The resulting "reticulum" combines the interpretability of tree splits with the plasticity of neural representation, and the Bayesian expansion rule ensures that growth halts when further splits fail to sufficiently increase the marginal likelihood.
7. Implications, Interpretability, and Extensions
The Bayesian-inspired adaptive gate paradigm delivers several qualitative advantages:
- Interpretability: Gates have explicit probabilistic semantics—posterior probabilities, moment-matched link strengths, or uncertainty-quantified masks—supporting inspection and analysis of model decisions (Diez, 2013, Lobacheva et al., 2018, Garner et al., 2019).
- Adaptivity: Gate values and activation policies are dynamically recalibrated in response to changing data, model mismatch, or task demands, often with provable guarantees regarding uncertainty or evidence integration (Nassar et al., 2022, Yan et al., 2023).
- Normative rigor: By reducing gating and sparsification to Bayesian updating, these methods minimize reliance on heuristic thresholding, hand-tuned regularization, or black-box gating architectures.
- Application breadth: The framework generalizes across network types (feedforward, recurrent, hybrid), domain models (classification, regression, sequential filtering), and data regimes (online, nonstationary, low-resource).
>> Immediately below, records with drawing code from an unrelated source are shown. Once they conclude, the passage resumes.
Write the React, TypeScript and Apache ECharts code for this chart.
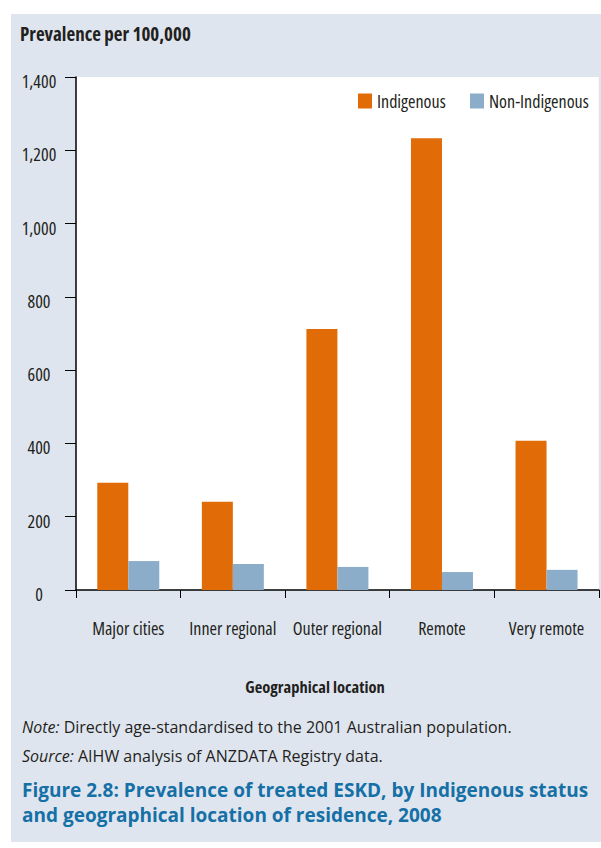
import React, { useEffect, useRef } from "react";
import * as echarts from "echarts";

const categories = ["Major cities", "Inner regional", "Outer regional", "Remote", "Very remote"];
const indigenous = [293, 241, 712, 1233, 407];
const nonIndigenous = [79, 71, 63, 49, 55];
const seriesNames = ["Indigenous", "Non-Indigenous"];
const yTitle = "Prevalence per 100,000";
const xTitle = "Geographical location";
const noteLabel = "Note:";
const noteText = " Directly age-standardised to the 2001 Australian population.";
const sourceLabel = "Source:";
const sourceText = " AIHW analysis of ANZDATA Registry data.";
const figTitle1 = "Figure 2.8: Prevalence of treated ESKD, by Indigenous status";
const figTitle2 = "and geographical location of residence, 2008";

const SANS = "'Open Sans', 'Liberation Sans', sans-serif";
const COND = "'Open Sans', OSCond, sans-serif";
const BG = "#dfe5ef";
const INK = "#231f20";

export default function App() {
  const ref = useRef<HTMLDivElement>(null);
  useEffect(() => {
    if (!ref.current) return;
    const chart = echarts.init(ref.current, undefined, { renderer: "svg" });
    const legendText = { fontFamily: COND, fontSize: 18, color: INK };
    chart.setOption({
      animation: false,
      backgroundColor: "#ffffff",
      graphic: [
        { type: "rect", z: -10, shape: { x: 11, y: 14, width: 590, height: 828 }, style: { fill: BG } },
        { type: "text", left: 20, top: 24, style: { text: yTitle, font: `condensed bold 19px ${SANS}`, fill: INK } },
        {
          type: "text", x: 315, y: 686,
          style: { text: xTitle, font: `condensed bold 16.5px ${SANS}`, fill: INK, align: "center", verticalAlign: "middle" },
        },
        {
          type: "text", left: 22, top: 719,
          style: {
            text: `{i|${noteLabel}}{n|${noteText}}`,
            rich: {
              i: { fontStyle: "italic", fontSize: 16, fontFamily: SANS, fill: INK },
              n: { fontSize: 16, fontFamily: SANS, fill: INK },
            },
          },
        },
        {
          type: "text", left: 22, top: 748,
          style: {
            text: `{i|${sourceLabel}}{n|${sourceText}}`,
            rich: {
              i: { fontStyle: "italic", fontSize: 16, fontFamily: SANS, fill: INK },
              n: { fontSize: 16, fontFamily: SANS, fill: INK },
            },
          },
        },
        { type: "text", left: 22, top: 780, style: { text: figTitle1, font: `bold 19px ${SANS}`, fill: "#1570a6" } },
        { type: "text", left: 22, top: 805, style: { text: figTitle2, font: `bold 19px ${SANS}`, fill: "#1570a6" } },
      ],
      legend: [
        {
          left: 358, top: 92, padding: 0, itemWidth: 14, itemHeight: 15, icon: "rect",
          textStyle: legendText, data: [seriesNames[0]],
        },
        {
          left: 470, top: 92, padding: 0, itemWidth: 14, itemHeight: 15, icon: "rect",
          textStyle: legendText, data: [seriesNames[1]],
        },
      ],
      grid: {
        left: 76, top: 77, right: 0, bottom: 258,
        show: true, backgroundColor: "#ffffff", borderWidth: 0,
      },
      xAxis: {
        type: "category",
        data: categories,
        axisLine: { lineStyle: { color: "#000", width: 1.5 } },
        axisTick: { show: true, length: 8, lineStyle: { color: "#000" } },
        axisLabel: { interval: 0, margin: 29, fontFamily: COND, fontSize: 18, color: INK },
      },
      yAxis: {
        type: "value",
        min: 0, max: 1400, interval: 200,
        axisLine: { show: true, lineStyle: { color: "#000", width: 1.5 } },
        axisTick: { show: true, length: 11, lineStyle: { color: "#000" } },
        splitLine: { show: false },
        axisLabel: {
          margin: 37, align: "center", verticalAlign: "top", padding: [-5, 0, 0, 0],
          fontFamily: COND, fontSize: 18, color: INK,
          formatter: (v: number) => v.toLocaleString("en-US"),
        },
      },
      series: [
        { name: seriesNames[0], type: "bar", data: indigenous, barWidth: 31, barGap: "0%", itemStyle: { color: "#e06b07" } },
        { name: seriesNames[1], type: "bar", data: nonIndigenous, barWidth: 31, barGap: "0%", itemStyle: { color: "#8cadca" } },
      ],
    });
    return () => chart.dispose();
  }, []);
  return (
    <>
      <style>{`text[style*="OSCond"], tspan[style*="OSCond"] { font-stretch: 75%; }`}</style>
      <div ref={ref} style={{ position: "absolute", left: 0, top: 0, width: 601, height: 848 }} />
    </>
  );
}
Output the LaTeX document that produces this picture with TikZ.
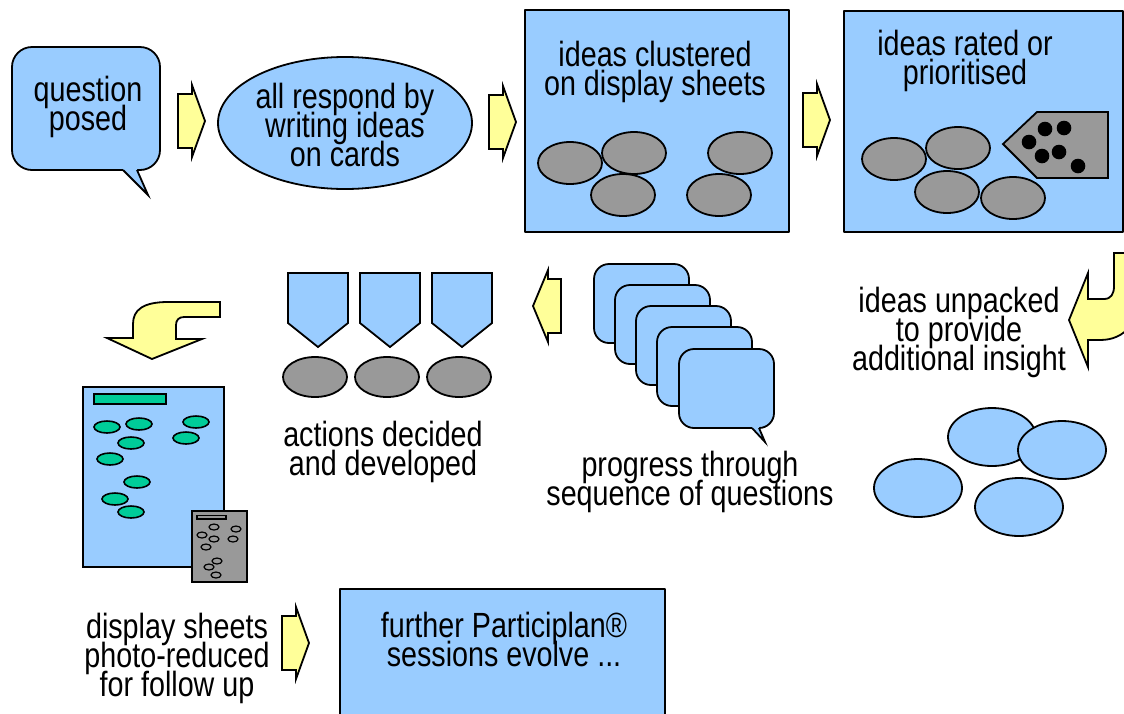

Extensions proposed in the literature include Bayesian gating for GRU and Transformer components, structured block-masking, and richer posteriors (e.g., via normalizing flows to model correlations between gate activations) (Lobacheva et al., 2018, Nassar et al., 2022). The core principle—using Bayesian theory to adapt gate structure and routing at all levels—remains central as architectures grow in complexity and demand interpretable, data-driven adaptivity.